#### Information shown

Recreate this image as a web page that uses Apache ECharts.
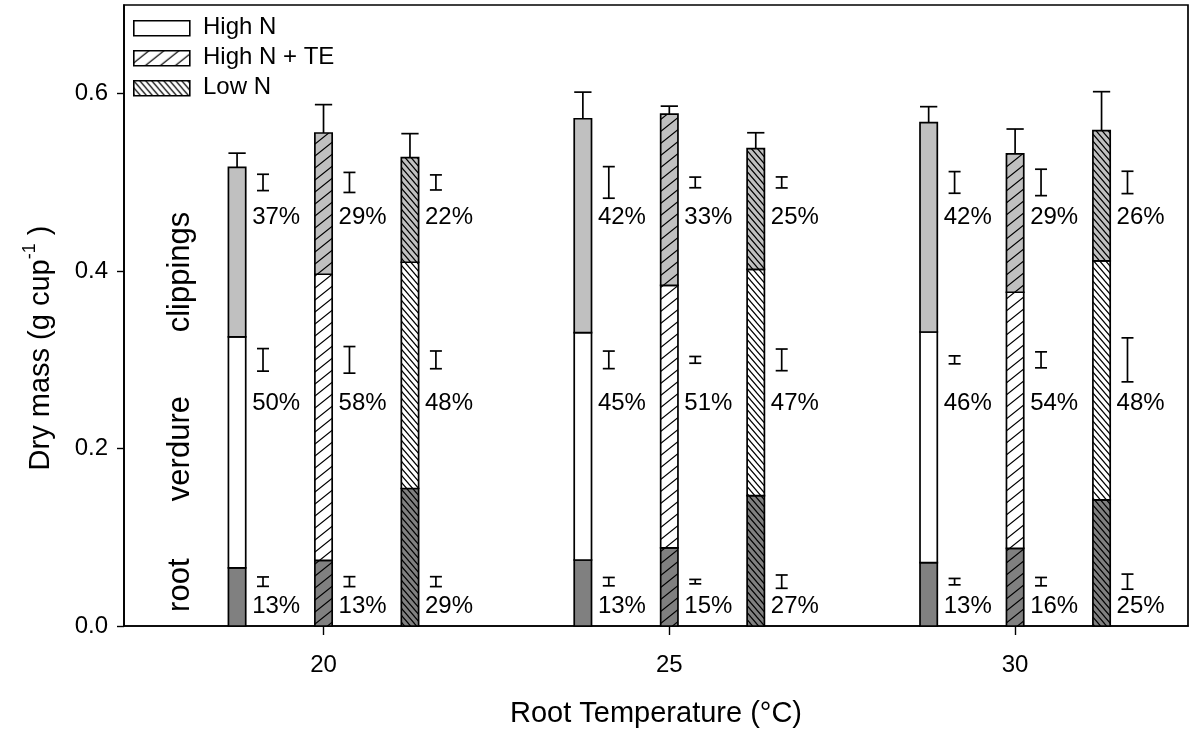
<!DOCTYPE html>
<html>
<head>
<meta charset="utf-8">
<script src="https://cdn.jsdelivr.net/npm/echarts@6/dist/echarts.min.js"></script>
<style>
  html, body { margin: 0; padding: 0; background: #fff; }
  #chart { width: 1193px; height: 732px; }
</style>
</head>
<body>
<div id="chart"></div>
<script>
// Root temperatures (°C) and nutrient treatments
const temps = [20, 25, 30];
const treatments = ['High N', 'High N + TE', 'Low N'];
const sections = ['clippings', 'verdure', 'root'];

// Dry mass per fraction (g cup-1)
const rootHighN   = [0.0655, 0.0744, 0.0714];
const rootHighNTE = [0.074, 0.088, 0.0875];
const rootLowN    = [0.155, 0.147, 0.1421];

const verdureHighN   = [0.2605, 0.2564, 0.260];
const verdureHighNTE = [0.3225, 0.296, 0.2887];
const verdureLowN    = [0.255, 0.255, 0.2695];

const clipHighN   = [0.191, 0.241, 0.236];
const clipHighNTE = [0.1592, 0.193, 0.156];
const clipLowN    = [0.118, 0.136, 0.1467];

// Standard errors: whole plant and each fraction
const errTotalHighN   = [0.016, 0.030, 0.018];
const errTotalHighNTE = [0.032, 0.009, 0.028];
const errTotalLowN    = [0.027, 0.018, 0.044];

const errClipHighN   = [0.0092, 0.0178, 0.0122];
const errClipHighNTE = [0.0113, 0.006, 0.0149];
const errClipLowN    = [0.0085, 0.0062, 0.0126];

const errVerdHighN   = [0.0127, 0.0099, 0.0045];
const errVerdHighNTE = [0.015, 0.0038, 0.009];
const errVerdLowN    = [0.010, 0.0122, 0.0248];

const errRootHighN   = [0.0053, 0.0047, 0.0036];
const errRootHighNTE = [0.0056, 0.0025, 0.0047];
const errRootLowN    = [0.0056, 0.0075, 0.0085];

const yTicks = [0, 0.2, 0.4, 0.6];

// ---- layout constants ----
const BAR_OFFSETS = [-1.25, 0, 1.25];
const BAR_W = 0.25;
const SE_DX = 0.375;          // side error bars, right of each bar
const PCT_DX = 0.565;         // percentage labels, right of each bar
const SE_Y = { clip: 0.5, verd: 0.3, root: 0.05 };
const PCT_Y = { clip: 0.461, verd: 0.251, root: 0.022 };
const SECTION_X = 17.93;
const SECTION_Y = [0.399, 0.2, 0.046];
const FONT = '"Liberation Sans", Arial, sans-serif';

function hatch(bg, dir, w, h, lw) {
  const c = document.createElement('canvas');
  c.width = w; c.height = h;
  const g = c.getContext('2d');
  g.fillStyle = bg; g.fillRect(0, 0, w, h);
  if (dir) {
    g.strokeStyle = '#000'; g.lineWidth = lw; g.lineCap = 'square';
    g.beginPath();
    for (let k = -1; k <= 1; k++) {
      if (dir === '/') { g.moveTo(k * w, h); g.lineTo(k * w + w, 0); }
      else { g.moveTo(k * w, 0); g.lineTo(k * w + w, h); }
    }
    g.stroke();
  }
  return { image: c, repeat: 'repeat' };
}

const ROOT_C = '#808080', VERD_C = '#ffffff', CLIP_C = '#c0c0c0';
const hatchDefs = [
  { dir: null, w: 8, h: 8 },
  { dir: '/', w: 15, h: 12 },
  { dir: '\\', w: 6, h: 7 }
];
const fills = hatchDefs.map(d => ({
  root: hatch(ROOT_C, d.dir, d.w, d.h, 1.2),
  verd: hatch(VERD_C, d.dir, d.w, d.h, 1.2),
  clip: hatch(CLIP_C, d.dir, d.w, d.h, 1.2)
}));

const roots = [rootHighN, rootHighNTE, rootLowN];
const verds = [verdureHighN, verdureHighNTE, verdureLowN];
const clips = [clipHighN, clipHighNTE, clipLowN];
const errT = [errTotalHighN, errTotalHighNTE, errTotalLowN];
const errC = [errClipHighN, errClipHighNTE, errClipLowN];
const errV = [errVerdHighN, errVerdHighNTE, errVerdLowN];
const errR = [errRootHighN, errRootHighNTE, errRootLowN];

const LW = 1.7;

function makeRender(ti) {
  return function (params, api) {
    const x = api.value(0);
    const r = api.value(1), v = api.value(2), c = api.value(3);
    const eT = api.value(4), eC = api.value(5), eV = api.value(6), eR = api.value(7);
    const total = r + v + c;
    const hw = BAR_W / 2;
    const children = [];
    const segRect = (y0, y1, fill) => {
      const p0 = api.coord([x - hw, y1]);
      const p1 = api.coord([x + hw, y0]);
      return {
        type: 'rect',
        shape: { x: p0[0], y: p0[1], width: p1[0] - p0[0], height: p1[1] - p0[1] },
        style: { fill: fill, stroke: '#000', lineWidth: LW }
      };
    };
    children.push(segRect(0, r, fills[ti].root));
    children.push(segRect(r, r + v, fills[ti].verd));
    children.push(segRect(r + v, total, fills[ti].clip));

    // whole-plant error bar (upper arm)
    const top = api.coord([x, total]);
    const cap = api.coord([x, total + eT]);
    const capL = api.coord([x - hw, total + eT]);
    const capR = api.coord([x + hw, total + eT]);
    children.push({ type: 'line', shape: { x1: top[0], y1: top[1], x2: cap[0], y2: cap[1] }, style: { stroke: '#000', lineWidth: LW } });
    children.push({ type: 'line', shape: { x1: capL[0], y1: capL[1], x2: capR[0], y2: capR[1] }, style: { stroke: '#000', lineWidth: LW } });

    // fraction error bars, drawn beside each bar
    const seBar = (yc, e) => {
      const a = api.coord([x + SE_DX, yc + e]);
      const b = api.coord([x + SE_DX, yc - e]);
      const cw = 6;
      return [
        { type: 'line', shape: { x1: a[0], y1: a[1], x2: b[0], y2: b[1] }, style: { stroke: '#000', lineWidth: LW } },
        { type: 'line', shape: { x1: a[0] - cw, y1: a[1], x2: a[0] + cw, y2: a[1] }, style: { stroke: '#000', lineWidth: LW } },
        { type: 'line', shape: { x1: b[0] - cw, y1: b[1], x2: b[0] + cw, y2: b[1] }, style: { stroke: '#000', lineWidth: LW } }
      ];
    };
    children.push(...seBar(SE_Y.clip, eC), ...seBar(SE_Y.verd, eV), ...seBar(SE_Y.root, eR));

    // share of each fraction in total dry mass
    const pct = (val, yPos) => {
      const p = api.coord([x + PCT_DX, yPos]);
      return {
        type: 'text', x: p[0], y: p[1],
        style: { text: Math.round(val / total * 100) + '%', font: '24px ' + FONT, fill: '#000', align: 'center', verticalAlign: 'middle' }
      };
    };
    children.push(pct(c, PCT_Y.clip), pct(v, PCT_Y.verd), pct(r, PCT_Y.root));

    return { type: 'group', children: children };
  };
}

const series = treatments.map((name, ti) => ({
  type: 'custom',
  name: name,
  renderItem: makeRender(ti),
  clip: false,
  data: temps.map((t, gi) => [
    t + BAR_OFFSETS[ti], roots[ti][gi], verds[ti][gi], clips[ti][gi],
    errT[ti][gi], errC[ti][gi], errV[ti][gi], errR[ti][gi]
  ])
}));

// rotated fraction names at the left of the plot
series.push({
  type: 'custom',
  name: 'sections',
  clip: false,
  renderItem: function (params, api) {
    const p = api.coord([SECTION_X, api.value(0)]);
    return {
      type: 'text', x: p[0], y: p[1], rotation: Math.PI / 2,
      style: { text: sections[params.dataIndex], font: '31px ' + FONT, fill: '#000', align: 'center', verticalAlign: 'middle' }
    };
  },
  data: SECTION_Y.map(y => [y])
});

// legend drawn as boxes with the same fills
const legendGraphics = [];
treatments.forEach((name, i) => {
  const y0 = 20 + i * 30;
  legendGraphics.push({
    type: 'rect', left: 133, top: y0,
    shape: { width: 56, height: 15 },
    style: { fill: fills[i].verd, stroke: '#000', lineWidth: 1.6 }
  });
  legendGraphics.push({
    type: 'text', left: 203, top: y0 + 7.5 - 12,
    style: { text: name, font: '24px ' + FONT, fill: '#000' }
  });
});

// y-axis title with superscript unit
legendGraphics.push({
  type: 'text', x: 38, y: 348, rotation: Math.PI / 2,
  style: {
    text: '{a|Dry mass (g cup}{s|-1}{a| )}',
    align: 'center', verticalAlign: 'middle',
    rich: {
      a: { font: '29px ' + FONT, fill: '#000', lineHeight: 34, verticalAlign: 'bottom' },
      s: { font: '18px ' + FONT, fill: '#000', verticalAlign: 'top', padding: [0, 0, 0, 0] }
    }
  }
});

const chart = echarts.init(document.getElementById('chart'), null, { renderer: 'canvas' });
chart.setOption({
  animation: false,
  backgroundColor: '#fff',
  grid: { left: 124, right: 5, top: 5, bottom: 106, show: true, borderColor: '#000', borderWidth: 1.7, containLabel: false, outerBoundsMode: 'none' },
  xAxis: {
    type: 'value', min: 17.115, max: 32.5,
    name: 'Root Temperature (°C)', nameLocation: 'middle', nameGap: 73,
    nameTextStyle: { fontFamily: FONT, fontSize: 29, color: '#000' },
    axisLine: { show: true, lineStyle: { color: '#000', width: 1.7 } },
    axisTick: { show: true, length: 9, lineStyle: { color: '#000', width: 1.4 }, customValues: temps },
    axisLabel: { customValues: temps, margin: 27, fontFamily: FONT, fontSize: 24, color: '#000', formatter: v => String(v) },
    splitLine: { show: false }
  },
  yAxis: {
    type: 'value', min: 0, max: 0.7,
    axisLine: { show: true, lineStyle: { color: '#000', width: 1.7 } },
    axisTick: { show: true, length: 7, lineStyle: { color: '#000', width: 1.4 }, customValues: yTicks },
    axisLabel: { customValues: yTicks, margin: 16, fontFamily: FONT, fontSize: 24, color: '#000', formatter: v => v.toFixed(1) },
    splitLine: { show: false }
  },
  graphic: legendGraphics,
  series: series
});
</script>
</body>
</html>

#### Brief
Every line from the start of the listing above through the line with "[0.155, 0.147, 0.1421];" should be repeated exactly; skip the pictures and add nothing else.

#### Final result
Recreate this image as a web page that uses Apache ECharts.
<!DOCTYPE html>
<html>
<head>
<meta charset="utf-8">
<script src="https://cdn.jsdelivr.net/npm/echarts@6/dist/echarts.min.js"></script>
<style>
  html, body { margin: 0; padding: 0; background: #fff; }
  #chart { width: 1193px; height: 732px; }
</style>
</head>
<body>
<div id="chart"></div>
<script>
// Root temperatures (°C) and nutrient treatments
const temps = [20, 25, 30];
const treatments = ['High N', 'High N + TE', 'Low N'];
const sections = ['clippings', 'verdure', 'root'];

// Dry mass per fraction (g cup-1)
const rootHighN   = [0.0655, 0.0744, 0.0714];
const rootHighNTE = [0.074, 0.088, 0.0875];
const rootLowN    = [0.155, 0.147, 0.1421];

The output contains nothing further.